■ Set problem ■
Skip all pictures, then copy the lines from the start of the data through the line with "plt.rcParams['font.family'] = ['Open", keeping both ends.

***

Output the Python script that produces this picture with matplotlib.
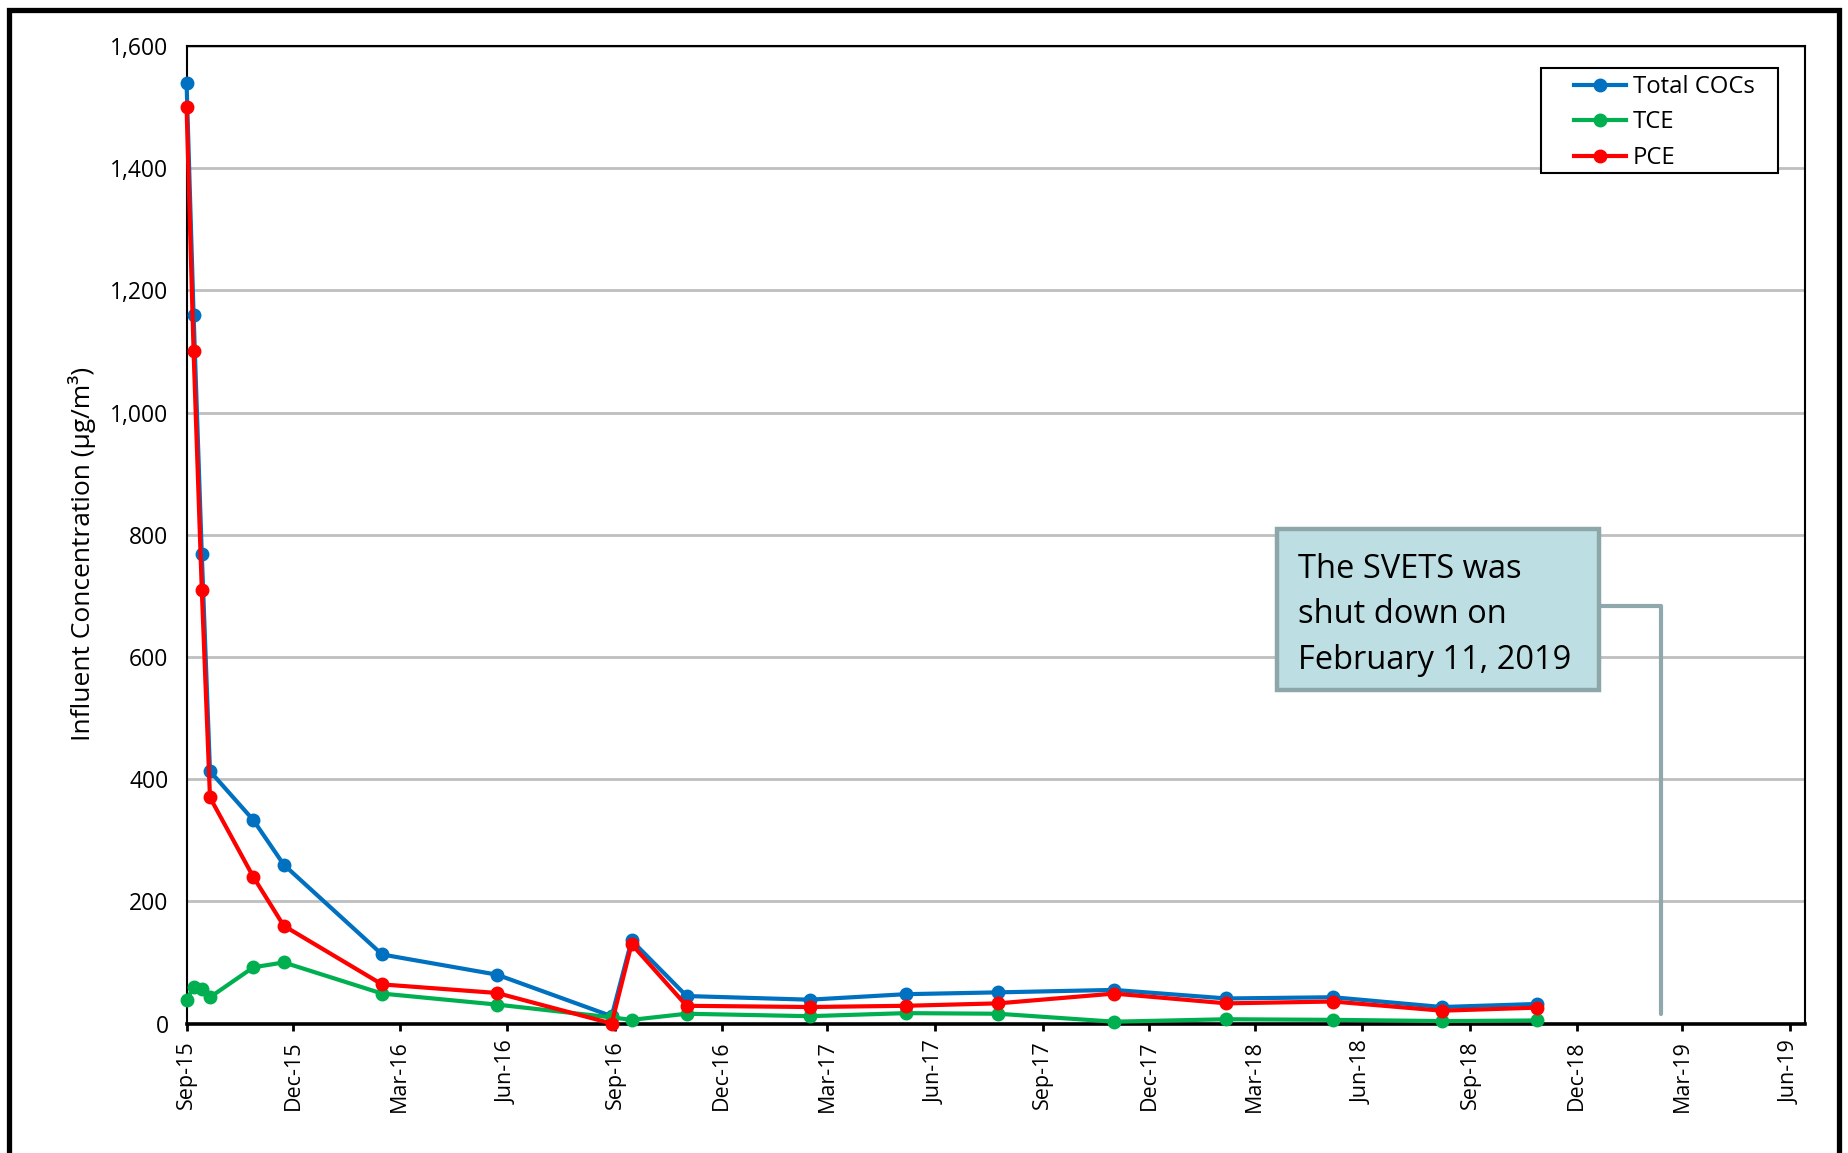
import pandas as pd
import matplotlib
matplotlib.use('Agg')
import matplotlib.pyplot as plt
import matplotlib.dates as mdates
import matplotlib.patches as patches
from matplotlib.ticker import FuncFormatter

# Influent sampling results, ug/m3
sample_dates = ['2015-09-01', '2015-09-07', '2015-09-14', '2015-09-21', '2015-10-28',
                '2015-11-23', '2016-02-15', '2016-05-23', '2016-08-29', '2016-09-15',
                '2016-11-01', '2017-02-14', '2017-05-07', '2017-07-25', '2017-11-01',
                '2018-02-05', '2018-05-07', '2018-08-08', '2018-10-28']
total_cocs = [1540, 1160, 768, 413, 333, 260, 113, 80, 12, 136, 45, 39, 48, 51, 55, 41, 43, 27, 32]
tce = [38, 60, 57, 43, 92, 100, 49, 31, 10, 6, 16, 12, 17, 16, 3, 7, 6, 4, 5]
pce = [1500, 1100, 710, 370, 240, 160, 64, 50, 0, 130, 29, 27, 29, 33, 49, 33, 36, 21, 26]

shutdown_date = '2019-02-11'
shutdown_note = 'The SVETS was\nshut down on\nFebruary 11, 2019'

plt.rcParams['font.family'] = ['Open Sans', 'DejaVu Sans']

df = pd.DataFrame({'date': pd.to_datetime(sample_dates),
                   'Total COCs': total_cocs, 'TCE': tce, 'PCE': pce})

fig = plt.figure(figsize=(18.49, 11.53), dpi=100)
ax = fig.add_axes([0.1009, 0.1123, 0.8753, 0.8478])

colors = {'Total COCs': '#0070C0', 'TCE': '#00B050', 'PCE': '#FF0000'}
for name in ['Total COCs', 'TCE', 'PCE']:
    ax.plot(df['date'], df[name], color=colors[name], lw=3, marker='o',
            markersize=9, label=name, clip_on=False, zorder=3)

ax.set_ylim(0, 1600)
ax.set_yticks(range(0, 1601, 200))
ax.yaxis.set_major_formatter(FuncFormatter(lambda v, p: f'{int(v):,}'))
ax.set_xlim(pd.Timestamp('2015-09-01'), pd.Timestamp('2019-06-14'))
ax.xaxis.set_major_locator(mdates.MonthLocator(bymonth=[3, 6, 9, 12]))
ax.xaxis.set_major_formatter(mdates.DateFormatter('%b-%y'))

ax.grid(axis='y', color='#BFBFBF', lw=2)
ax.set_axisbelow(True)
ax.tick_params(axis='y', length=0, labelsize=16.5, pad=13)
ax.tick_params(axis='x', length=5, width=2, direction='out', labelsize=15.5,
               labelrotation=90, pad=7)

for side in ['left', 'top', 'right']:
    ax.spines[side].set_linewidth(1.5)
ax.spines['bottom'].set_linewidth(2.6)

ax.set_ylabel('Influent Concentration (µg/m³)', fontsize=19)
ax.yaxis.set_label_coords(-0.056, 0.48)

# legend with its own frame so the left margin can be wider
leg = ax.legend(loc='center left', bbox_to_anchor=(0.8573, 0.9218), borderaxespad=0,
                fontsize=17.2, frameon=False, handlelength=2.16, labelspacing=0.48,
                handletextpad=0.3, borderpad=0)
leg.set_zorder(6)
ax.add_patch(patches.Rectangle((0.8369, 0.8701), 0.1464, 0.1074, transform=ax.transAxes,
                               facecolor='white', edgecolor='black', lw=1.5, zorder=5))

# shutdown callout
box = patches.Rectangle((0.6738, 0.3412), 0.1989, 0.1647, transform=ax.transAxes,
                        facecolor='#BDDFE4', edgecolor='#8DA6A9', lw=3.2, zorder=5)
ax.add_patch(box)
ax.text(0.687, 0.418, shutdown_note, transform=ax.transAxes, ha='left', va='center',
        fontsize=23.5, linespacing=1.5, zorder=6)
ax.annotate('', xy=(pd.Timestamp(shutdown_date), 16), xycoords='data',
            xytext=(0.8727, 0.4271), textcoords='axes fraction',
            arrowprops=dict(arrowstyle='-', connectionstyle='angle,angleA=0,angleB=90,rad=0',
                            shrinkA=0, shrinkB=0, lw=3, color='#8FA8AB'), zorder=4)

# outer frame
frame = patches.Rectangle((9.5 / 1849, -0.05), 1 - 19 / 1849, 1.05 - 9.5 / 1153,
                          transform=fig.transFigure, fill=False, edgecolor='black',
                          lw=3.8, clip_on=False)
fig.patches.append(frame)

fig.savefig('out.png', dpi=100)
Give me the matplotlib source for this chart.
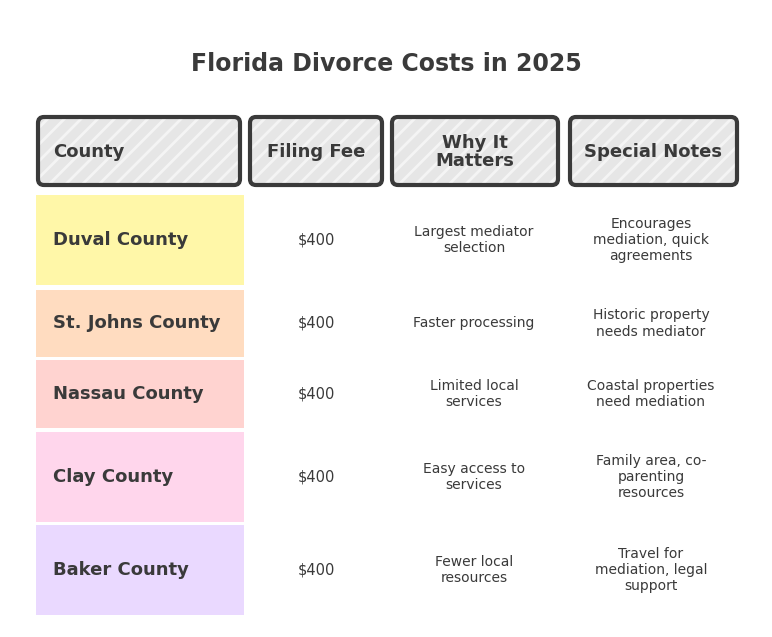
import matplotlib
matplotlib.use("Agg")
import matplotlib.pyplot as plt
from matplotlib.patches import FancyBboxPatch, Rectangle

title = "Florida Divorce Costs in 2025"
headers = ["County", "Filing Fee", "Why It\nMatters", "Special Notes"]
counties = ["Duval County", "St. Johns County", "Nassau County", "Clay County", "Baker County"]
fees = ["$400", "$400", "$400", "$400", "$400"]
why = ["Largest mediator\nselection", "Faster processing", "Limited local\nservices",
       "Easy access to\nservices", "Fewer local\nresources"]
notes = ["Encourages\nmediation, quick\nagreements", "Historic property\nneeds mediator",
         "Coastal properties\nneed mediation", "Family area, co-\nparenting\nresources",
         "Travel for\nmediation, legal\nsupport"]
row_colors = ["#fff7a8", "#ffdcc0", "#ffd3d0", "#ffd6ec", "#ead9ff"]

# layout (pixel space)
col_x = [(38, 240), (250, 382), (392, 558), (570, 737)]
row_y = [(195, 285), (290, 357), (360, 428), (432, 522), (525, 615)]

fig = plt.figure(figsize=(7.72, 6.37), dpi=100)
ax = fig.add_axes([0, 0, 1, 1])
ax.set_xlim(0, 772)
ax.set_ylim(637, 0)
ax.axis("off")

ax.text(386, 64, title, ha="center", va="center", fontsize=17, fontweight="bold", color="#3a3a3a")

plt.rcParams["hatch.linewidth"] = 2
for (x0, x1), h in zip(col_x, headers):
    fill = FancyBboxPatch((x0, 117), x1 - x0, 68, boxstyle="round,pad=0,rounding_size=6",
                          facecolor="#e6e6e6", edgecolor="#f4f4f4", linewidth=0, hatch="//")
    ax.add_patch(fill)
    border = FancyBboxPatch((x0, 117), x1 - x0, 68, boxstyle="round,pad=0,rounding_size=6",
                            facecolor="none", edgecolor="#3a3a3a", linewidth=3)
    ax.add_patch(border)
    tx = x0 + 15 if h == "County" else (x0 + x1) / 2
    ax.text(tx, 152, h, ha="left" if h == "County" else "center", va="center",
            fontsize=13, fontweight="bold", color="#3a3a3a", linespacing=1.0)

for i, (y0, y1) in enumerate(row_y):
    ax.add_patch(Rectangle((36, y0), 208, y1 - y0, facecolor=row_colors[i], edgecolor="none"))
    yc = (y0 + y1) / 2
    ax.text(53, yc, counties[i], ha="left", va="center", fontsize=13, fontweight="bold", color="#3a3a3a")
    ax.text(316, yc, fees[i], ha="center", va="center", fontsize=10.5, color="#3a3a3a")
    ax.text(474, yc, why[i], ha="center", va="center", fontsize=10, color="#3a3a3a")
    ax.text(651, yc, notes[i], ha="center", va="center", fontsize=10, color="#3a3a3a")

fig.savefig("out.png", dpi=100)
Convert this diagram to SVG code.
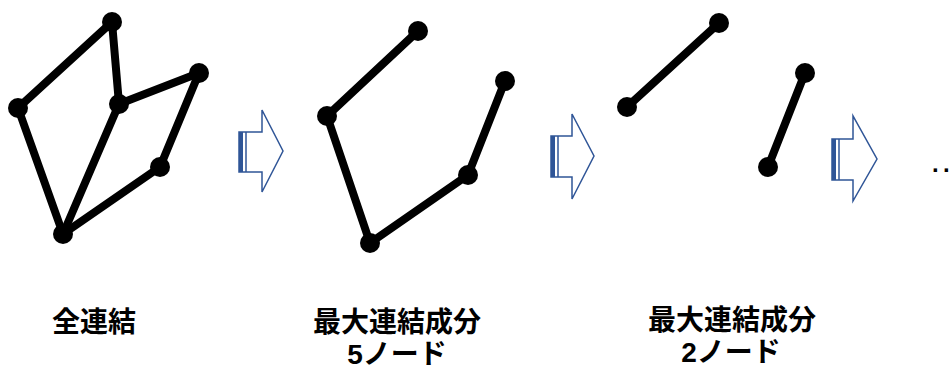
<svg xmlns="http://www.w3.org/2000/svg" width="952" height="369" viewBox="0 0 952 369">
<style>
.e{stroke:#000;stroke-width:8;stroke-linecap:round;fill:none}
.n{fill:#000}
.a{fill:#fff;stroke:#2F5597;stroke-width:1.5;stroke-linejoin:miter}
.b{fill:#2F5597}
.t{font-family:"Liberation Sans","Noto Sans CJK JP",sans-serif;font-weight:bold;font-size:28px;fill:#000;text-anchor:middle}
</style>
<rect width="952" height="369" fill="#fff"/>
<g id="connectors">
<line class="e" x1="112" y1="22" x2="18" y2="108"/>
<line class="e" x1="112" y1="22" x2="119" y2="104"/>
<line class="e" x1="119" y1="104" x2="199" y2="73"/>
<line class="e" x1="199" y1="73" x2="160" y2="167"/>
<line class="e" x1="160" y1="167" x2="63" y2="234"/>
<line class="e" x1="119" y1="104" x2="63" y2="234"/>
<line class="e" x1="18" y1="108" x2="63" y2="234"/>
<line class="e" x1="418" y1="31" x2="327" y2="116"/>
<line class="e" x1="327" y1="116" x2="370" y2="243"/>
<line class="e" x1="370" y1="243" x2="468" y2="175"/>
<line class="e" x1="468" y1="175" x2="505" y2="81"/>
<line class="e" x1="719" y1="23" x2="627" y2="107"/>
<line class="e" x1="805" y1="73" x2="768" y2="167"/>
</g>
<g id="g1">
<circle class="n" cx="112" cy="22" r="10"/>
<circle class="n" cx="18" cy="108" r="10"/>
<circle class="n" cx="119" cy="104" r="10"/>
<circle class="n" cx="199" cy="73" r="10"/>
<circle class="n" cx="160" cy="167" r="10"/>
<circle class="n" cx="63" cy="234" r="10"/>
</g>
<g id="g2">
<circle class="n" cx="418" cy="31" r="10"/>
<circle class="n" cx="327" cy="116" r="10"/>
<circle class="n" cx="505" cy="81" r="10"/>
<circle class="n" cx="468" cy="175" r="10"/>
<circle class="n" cx="370" cy="243" r="10"/>
</g>
<g id="g3">
<circle class="n" cx="719" cy="23" r="10"/>
<circle class="n" cx="627" cy="107" r="10"/>
<circle class="n" cx="805" cy="73" r="10"/>
<circle class="n" cx="768" cy="167" r="10"/>
</g>
<g id="arrow1">
<path class="a" d="M239,132 H262 V110 L283,151 L262,192 V172 H239 Z"/>
<rect class="b" x="239" y="132" width="4" height="40"/>
<line x1="246" y1="132" x2="246" y2="172" stroke="#2F5597" stroke-width="1.5"/>
</g>
<g id="arrow2">
<path class="a" d="M551,136 H572 V114 L594,156 L572,199 V177 H551 Z"/>
<rect class="b" x="551" y="136" width="4" height="41"/>
<line x1="558" y1="136" x2="558" y2="177" stroke="#2F5597" stroke-width="1.5"/>
</g>
<g id="arrow3">
<path class="a" d="M832,139 H853 V116 L877,159 L853,201 V180 H832 Z"/>
<rect class="b" x="832" y="139" width="4" height="41"/>
<line x1="839" y1="139" x2="839" y2="180" stroke="#2F5597" stroke-width="1.5"/>
</g>
<g id="labels">
<text class="t" x="94" y="332">全連結</text>
<text class="t" x="397" y="332">最大連結成分</text>
<text class="t" x="397" y="364">5ノード</text>
<text class="t" x="732" y="330">最大連結成分</text>
<text class="t" x="731" y="362">2ノード</text>
<text y="172" font-family="Liberation Sans,sans-serif" font-size="24" font-weight="bold" fill="#000"><tspan x="932">.</tspan><tspan x="943">.</tspan></text>
</g>
</svg>
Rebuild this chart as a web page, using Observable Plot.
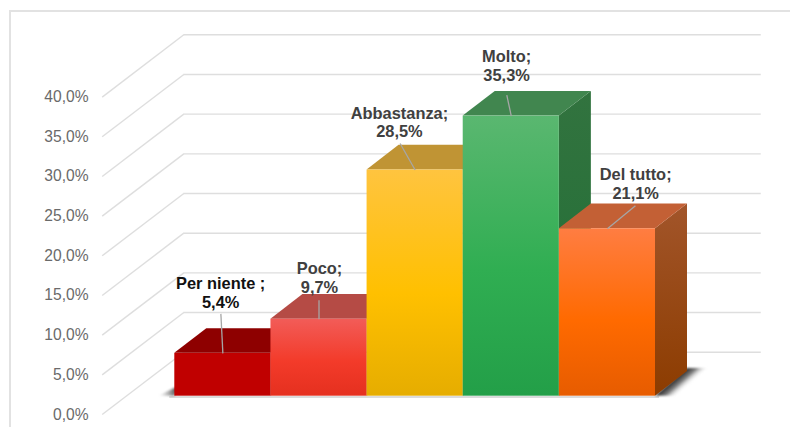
<!DOCTYPE html>
<html lang="it">
<head>
<meta charset="utf-8">
<script src="https://cdn.jsdelivr.net/npm/d3@7"></script>
<script src="https://cdn.jsdelivr.net/npm/@observablehq/plot@0.6"></script>
<style>
html,body{margin:0;padding:0;background:#fff;overflow:hidden}
#frame{position:absolute;left:9px;top:10px;width:790px;height:427px;border-left:2px solid #e2e2e2;border-top:2px solid #e2e2e2;box-sizing:border-box}
#chart{position:absolute;left:0;top:0}
svg{display:block}
</style>
</head>
<body>
<div id="frame"></div>
<div id="chart"></div>
<script>
const categories = ["Per niente ;", "Poco;", "Abbastanza;", "Molto;", "Del tutto;"];
const values = [5.4, 9.7, 28.5, 35.3, 21.1];
const valueLabels = ["5,4%", "9,7%", "28,5%", "35,3%", "21,1%"];
const yTicks = [0, 5, 10, 15, 20, 25, 30, 35, 40];

// Styling, separate from the data
const frontStops = [
  ["#c00000", "#c00000", "#c00000"],
  ["#f25c58", "#f33b2a", "#e5301f"],
  ["#ffc43f", "#ffc000", "#e6ad00"],
  ["#5ab770", "#30ae52", "#239f48"],
  ["#ff7d42", "#ff6a00", "#e75c00"]
];
const sideStops = [
  ["#8c0000", "#8c0000"], ["#a83a36", "#a02a20"], ["#b88a20", "#a87f00"],
  ["#32733f", "#206f35"], ["#a2552a", "#8c3c00"]
];
const topColors = ["#8e0000", "#b54b45", "#c09434", "#41864f", "#c36035"];
const labelColors = ["#111111", "#404040", "#404040", "#404040", "#404040"];
// pixel offsets from each bar's top-centre: text centre and leader start
const labelOffsets = [[-2.2, -61], [0.5, -41.5], [-15.7, -48], [-4.7, -50.5], [28.2, -45.3]];
const leaderOffsets = [[-2, -39.5], [0, -19], [-15, -26.5], [-4.5, -21], [28, -23]];

// Scale geometry
const barPx = 96.13, unitPx = 7.935;
const px = d => d / barPx, pu = d => d / unitPx;
const depthX = px(32), riseY = pu(24.7);
const wallY = pu(44), frontY = pu(-18.3);
const leftX = px(101.7 - 174.3), wallX = px(183.3 - 174.3), rightX = px(760.7 - 174.3);

const defs = () => {
  const d = d3.create("svg:defs");
  const grad = (id, stops, [x1, y1, x2, y2] = [0, 0, 0, 1]) => {
    const g = d.append("linearGradient").attr("id", id)
      .attr("x1", x1).attr("y1", y1).attr("x2", x2).attr("y2", y2);
    stops.forEach(([o, c, a]) => g.append("stop").attr("offset", o).attr("stop-color", c).attr("stop-opacity", a ?? 1));
  };
  frontStops.forEach((s, i) => grad("front" + i, [[0, s[0]], [0.55, s[1]], [1, s[2]]]));
  sideStops.forEach((s, i) => grad("side" + i, [[0, s[0]], [1, s[1]]]));
  grad("shadowR", [[0, "#222222"], [0.45, "#666666", 0.85], [1, "#ffffff", 0]], [0.593, 0, 0.894, 0.179]);
  grad("shadowL", [[0, "#999999", 0], [1, "#333333"]], [0, 0, 1, 0]);
  return d.node();
};

const bars = values.map((v, i) => ({v, i, name: categories[i], lab: valueLabels[i]}));

const barMarks = bars.flatMap(({v, i}) => [
  Plot.area([
    {x: i + 1, y1: 0, y2: v},
    {x: i + 1 + depthX, y1: riseY, y2: v + riseY}
  ], {x1: "x", x2: "x", y1: "y1", y2: "y2", fill: `url(#side${i})`}),
  Plot.area([
    {y: v, x1: i, x2: i + 1},
    {y: v + riseY, x1: i + depthX, x2: i + 1 + depthX}
  ], {x1: "x1", x2: "x2", y1: "y", y2: "y", fill: topColors[i]}),
  Plot.rect([{x1: i, x2: i + 1, y1: 0, y2: v}], {x1: "x1", x2: "x2", y1: "y1", y2: "y2", fill: `url(#front${i})`})
]);

const plot = Plot.plot({
  width: 790,
  height: 427,
  marginLeft: 88,
  marginRight: 0,
  marginTop: 0,
  marginBottom: 0,
  x: {domain: [0, 5], range: [174.3, 655], axis: null},
  y: {domain: [0, 40], range: [395.7, 78.3], axis: null},
  style: {background: "transparent", fontFamily: "'Liberation Sans', Arial, sans-serif", overflow: "visible"},
  marks: [
    defs,
    Plot.ruleY(yTicks, {y: d => d + wallY, x1: wallX, x2: rightX, stroke: "#dedede", strokeWidth: 1.4}),
    Plot.link(yTicks, {
      x1: leftX, x2: wallX,
      y1: d => d + frontY, y2: d => d + wallY,
      stroke: "#dedede", strokeWidth: 1.4
    }),
    // floor shadows
    Plot.area([
      {x1: 5, x2: 5 + px(22), y: 0},
      {x1: 5 + depthX, x2: 5 + depthX + px(22), y: pu(27.7)}
    ], {x1: "x1", x2: "x2", y1: "y", y2: "y", fill: "url(#shadowR)", imageFilter: "blur(0.8px)"}),
    Plot.area([
      {x1: px(-16), x2: 0, y: 0},
      {x1: 0, x2: px(4), y: pu(8)}
    ], {x1: "x1", x2: "x2", y1: "y", y2: "y", fill: "url(#shadowL)", imageFilter: "blur(1px)"}),
    Plot.ruleY([pu(-0.8)], {x1: px(-5), x2: 5 + px(4), stroke: "#9a9a9a", strokeOpacity: 0.7, strokeWidth: 1.2}),
    ...barMarks,
    Plot.axisY({
      ticks: yTicks, anchor: "left", tickSize: 0, tickPadding: 0, label: null, dy: 18.3,
      tickFormat: d => d.toFixed(1).replace(".", ",") + "%",
      fontSize: 15.6, color: "#6a6a6a"
    }),
    Plot.link(bars, {
      x1: d => d.i + 0.5, y1: d => d.v,
      x2: d => d.i + 0.5 + px(leaderOffsets[d.i][0]),
      y2: d => d.v - pu(leaderOffsets[d.i][1]),
      stroke: "#a6a6a6", strokeWidth: 1.3
    }),
    ...bars.map(d => Plot.text([d], {
      x: d.i + 0.5, y: d.v,
      dx: labelOffsets[d.i][0], dy: labelOffsets[d.i][1],
      text: t => t.name + "\n" + t.lab,
      lineHeight: 1.13,
      fontSize: 16.4, fontWeight: 700, fill: labelColors[d.i],
      textAnchor: "middle", lineAnchor: "middle"
    }))
  ]
});
document.getElementById("chart").append(plot);
</script>
</body>
</html>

***

■ Task answer ■
Output the Python script that produces this picture with matplotlib.
import pandas as pd
import matplotlib
matplotlib.use('Agg')
import matplotlib.pyplot as plt
import matplotlib.dates as mdates
import matplotlib.patches as patches
from matplotlib.ticker import FuncFormatter

# Influent sampling results, ug/m3
sample_dates = ['2015-09-01', '2015-09-07', '2015-09-14', '2015-09-21', '2015-10-28',
                '2015-11-23', '2016-02-15', '2016-05-23', '2016-08-29', '2016-09-15',
                '2016-11-01', '2017-02-14', '2017-05-07', '2017-07-25', '2017-11-01',
                '2018-02-05', '2018-05-07', '2018-08-08', '2018-10-28']
total_cocs = [1540, 1160, 768, 413, 333, 260, 113, 80, 12, 136, 45, 39, 48, 51, 55, 41, 43, 27, 32]
tce = [38, 60, 57, 43, 92, 100, 49, 31, 10, 6, 16, 12, 17, 16, 3, 7, 6, 4, 5]
pce = [1500, 1100, 710, 370, 240, 160, 64, 50, 0, 130, 29, 27, 29, 33, 49, 33, 36, 21, 26]

shutdown_date = '2019-02-11'
shutdown_note = 'The SVETS was\nshut down on\nFebruary 11, 2019'

plt.rcParams['font.family'] = ['Open Sans', 'DejaVu Sans']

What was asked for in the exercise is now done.